C. Y steht unter Betrugsverdacht (§ 146 StGB). Die StA beantragt daraufhin beim zuständigen Untersuchungsrichter das Erlassen eines Hausdurchsuchungsbefehls hinsichtlich der Wohnung des Y zwecks „Sicherstellung von Beweismaterial”. Der Hausdurchsuchungsbefehl wird erteilt. In der Wohnung des Y wird jedoch nichts für die Strafverfolgung Relevantes gefunden. Als die Polizei erkennt, dass die Nachbarwohnung von der Tochter des Y bewohnt wird, führt sie kurz entschlossen auch dort eine Hausdurchsuchung durch. Dabei werden Unterlagen entdeckt und beschlagnahmt, aus denen sich der Betrugsverdacht gegen Y erhärten lässt.

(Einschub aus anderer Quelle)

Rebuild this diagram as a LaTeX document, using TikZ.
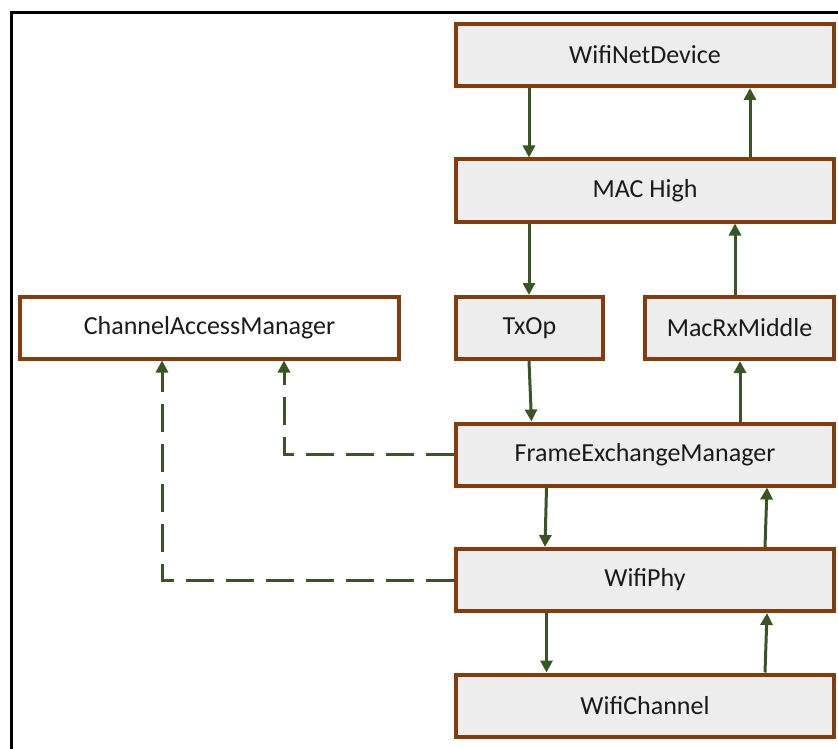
\documentclass[tikz,border=0pt]{standalone}
\usepackage{fontspec}
\setmainfont{Carlito}
\usetikzlibrary{arrows.meta}
\definecolor{boxbrown}{HTML}{843C0C}
\definecolor{boxfill}{HTML}{EDEDED}
\definecolor{arrgreen}{HTML}{375623}
\definecolor{txt}{HTML}{1A1A1A}
\tikzset{
  blk/.style={draw=boxbrown, line width=4pt, fill=boxfill, minimum height=62pt,
    inner sep=0pt, text=txt, font=\fontsize{26}{30}\selectfont},
  blkw/.style={blk, fill=white},
  arr/.style={draw=arrgreen, line width=3pt, -{Triangle[width=12pt,length=12pt]}},
  dsh/.style={arr, dash pattern=on 28pt off 12pt},
}
\begin{document}
\begin{tikzpicture}[x=1pt,y=-1pt]
\useasboundingbox (0,0) rectangle (838,749);
% frame
\draw[line width=3.5pt, black] (838,12.3) -- (11.7,12.3) -- (11.7,749);
% boxes
\node[blk, minimum width=378pt] (wnd) at (645,55) {WifiNetDevice};
\node[blk, minimum width=378pt] (mach) at (645,190.5) {MAC High};
\node[blk, minimum width=147pt] (txop) at (529.5,328) {TxOp};
\node[blk, minimum width=189pt] (mrx) at (739.5,328) {MacRxMiddle};
\node[blkw, minimum width=379pt] (cam) at (209.5,327.5) {ChannelAccessManager};
\node[blk, minimum width=378pt] (fem) at (645,454.5) {FrameExchangeManager};
\node[blk, minimum width=378pt] (phy) at (645,580) {WifiPhy};
\node[blk, minimum width=378pt] (chan) at (645,705.5) {WifiChannel};
% x positions
\coordinate (xa) at (529,0);
\coordinate (xb) at (750,0);
\coordinate (xc) at (735,0);
\coordinate (xd) at (531.5,0);
\coordinate (xe) at (740,0);
\coordinate (xf) at (546.5,0);
\coordinate (xg) at (545,0);
\coordinate (xh) at (765,0);
\coordinate (xi) at (767,0);
\coordinate (xj) at (284,0);
\coordinate (xk) at (162,0);
% solid arrows
\draw[arr] (wnd.south -| xa) -- (mach.north -| xa);
\draw[arr] (mach.north -| xb) -- (wnd.south -| xb);
\draw[arr] (mach.south -| xa) -- (txop.north -| xa);
\draw[arr] (mrx.north -| xc) -- (mach.south -| xc);
\draw[arr] (txop.south -| xa) -- (fem.north -| xd);
\draw[arr] (fem.north -| xe) -- (mrx.south -| xe);
\draw[arr] (fem.south -| xf) -- (phy.north -| xg);
\draw[arr] (phy.north -| xh) -- (fem.south -| xi);
\draw[arr] (phy.south -| xf) -- (chan.north -| xf);
\draw[arr] (chan.north -| xh) -- (phy.south -| xi);
% dashed arrows
\draw[dsh] (fem.west) -| (cam.south -| xj);
\draw[dsh] (phy.west) -| (cam.south -| xk);
\end{tikzpicture}
\end{document}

a) Ist diese Vorgangsweise zulässig? Kann das gefundene Beweismaterial gegen Y verwertet werden?
b) Y ist bereits wegen Veruntreuung (§ 133 Abs 1 StGB) vorbestraft und wurde dafür zu einer bedingt nachgesehenen Freiheitsstrafe von 3 Monaten verurteilt. Da der nunmehrige Betrug zeitlich vor der Veruntreuung vollendet wurde, wird über Y eine Zusatzstrafe von 4 Monaten Freiheitsstrafe verhängt. Die bedingte Strafnachsicht aus dem vorangegangenen Verfahren wird widerrufen. Ist dies zulässig? Wie kann Y die Sanktionsverhängung bekämpfen?

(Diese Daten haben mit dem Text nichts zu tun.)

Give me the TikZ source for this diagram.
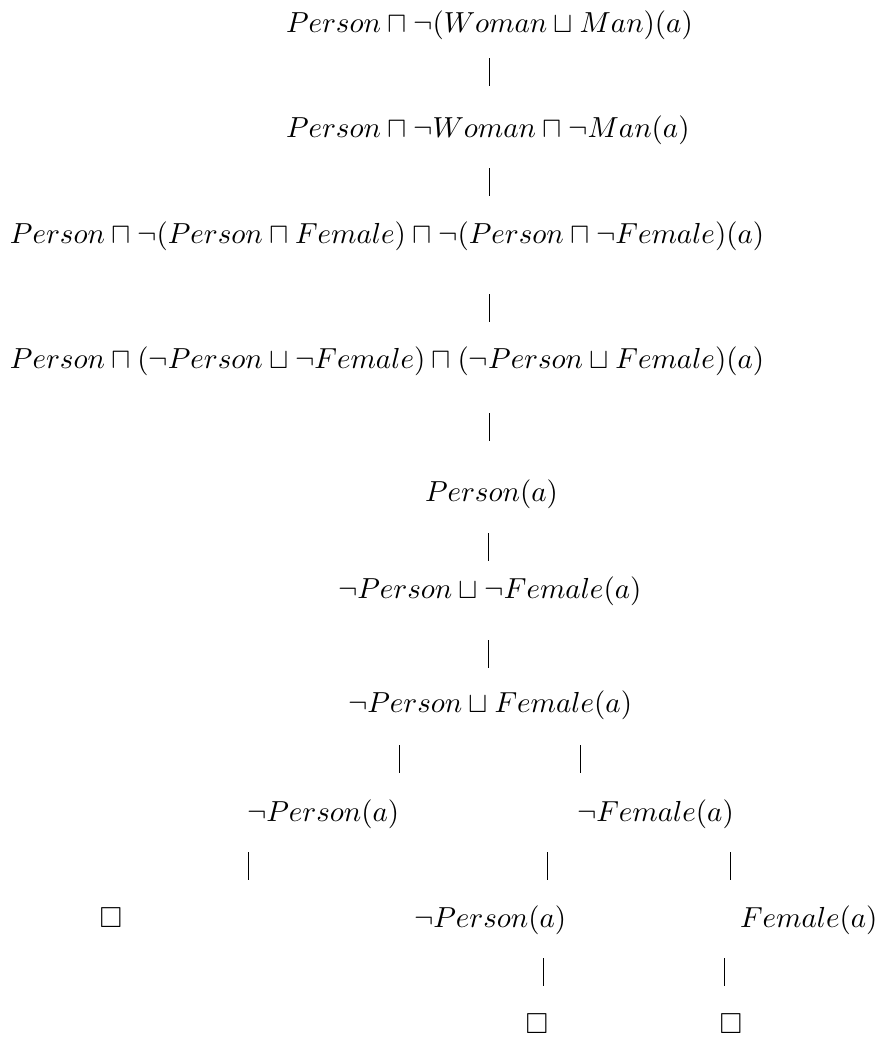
\documentclass[tikz,border=0pt]{standalone}
\usepackage{amssymb}
\begin{document}
\begin{tikzpicture}[x=0.345pt,y=-0.345pt,
  txt/.style={anchor=base west,inner sep=0pt,outer sep=0pt},
  cbox/.style={anchor=base,inner sep=0pt,outer sep=0pt},
  bar/.style={line width=0.3pt}]
\useasboundingbox (0,0) rectangle (880,1039);
% formulas
\node[txt] (l1) at (286,32) {$Person\sqcap\neg(Woman\sqcup Man)(a)$};
\node[txt] (l2) at (286,137) {$Person\sqcap\neg Woman\sqcap\neg Man(a)$};
\node[txt] (l3) at (10,243) {$Person\sqcap\neg(Person\sqcap Female)\sqcap\neg(Person\sqcap\neg Female)(a)$};
\node[txt] (l4) at (10,368) {$Person\sqcap(\neg Person\sqcup\neg Female)\sqcap(\neg Person\sqcup Female)(a)$};
\node[txt] (l5) at (425,501) {$Person(a)$};
\node[txt] (l6) at (338,598) {$\neg Person\sqcup\neg Female(a)$};
\node[txt] (l7) at (348,712) {$\neg Person\sqcup Female(a)$};
\node[txt] (l8a) at (247,821) {$\neg Person(a)$};
\node[txt] (l8b) at (577,821) {$\neg Female(a)$};
\node[cbox] (l9a) at (111,927) {$\Box$};
\node[txt] (l9b) at (414,927) {$\neg Person(a)$};
\node[txt] (l9c) at (740,927) {$Female(a)$};
\node[cbox] (l10a) at (537,1033) {$\Box$};
\node[cbox] (l10b) at (731,1033) {$\Box$};
% bar connectors
\coordinate (b1t) at (489,58);  \coordinate (b1b) at (489,86);
\coordinate (b2t) at (489,168); \coordinate (b2b) at (489,196);
\coordinate (b3t) at (489,294); \coordinate (b3b) at (489,322);
\coordinate (b4t) at (489,413); \coordinate (b4b) at (489,441);
\coordinate (b5t) at (488,533); \coordinate (b5b) at (488,561);
\coordinate (b6t) at (488,640); \coordinate (b6b) at (488,668);
\coordinate (b7at) at (399,745); \coordinate (b7ab) at (399,773);
\coordinate (b7bt) at (580,745); \coordinate (b7bb) at (580,773);
\coordinate (b8at) at (248,852); \coordinate (b8ab) at (248,880);
\coordinate (b8bt) at (547,852); \coordinate (b8bb) at (547,880);
\coordinate (b8ct) at (730,852); \coordinate (b8cb) at (730,880);
\coordinate (b9at) at (543,958); \coordinate (b9ab) at (543,986);
\coordinate (b9bt) at (724,958); \coordinate (b9bb) at (724,986);
\foreach \b in {b1,b2,b3,b4,b5,b6,b7a,b7b,b8a,b8b,b8c,b9a,b9b}
  \draw[bar] (\b t) -- (\b b);
\end{tikzpicture}
\end{document}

c) Zur Hauptverhandlung erscheint Y nicht. Aus verfahrensökonomischen Gründen wird auf die direkte Einvernahme der Zeugen in der Hauptverhandlung verzichtet. Es werden bloß deren Vernehmungsprotokolle aus dem Vorverfahren verlesen. Da Y nicht anwesend ist, wird von seinem Einverständnis dazu ausgegangen. Ist dies zulässig? Wie kann das Urteil bekämpft werden?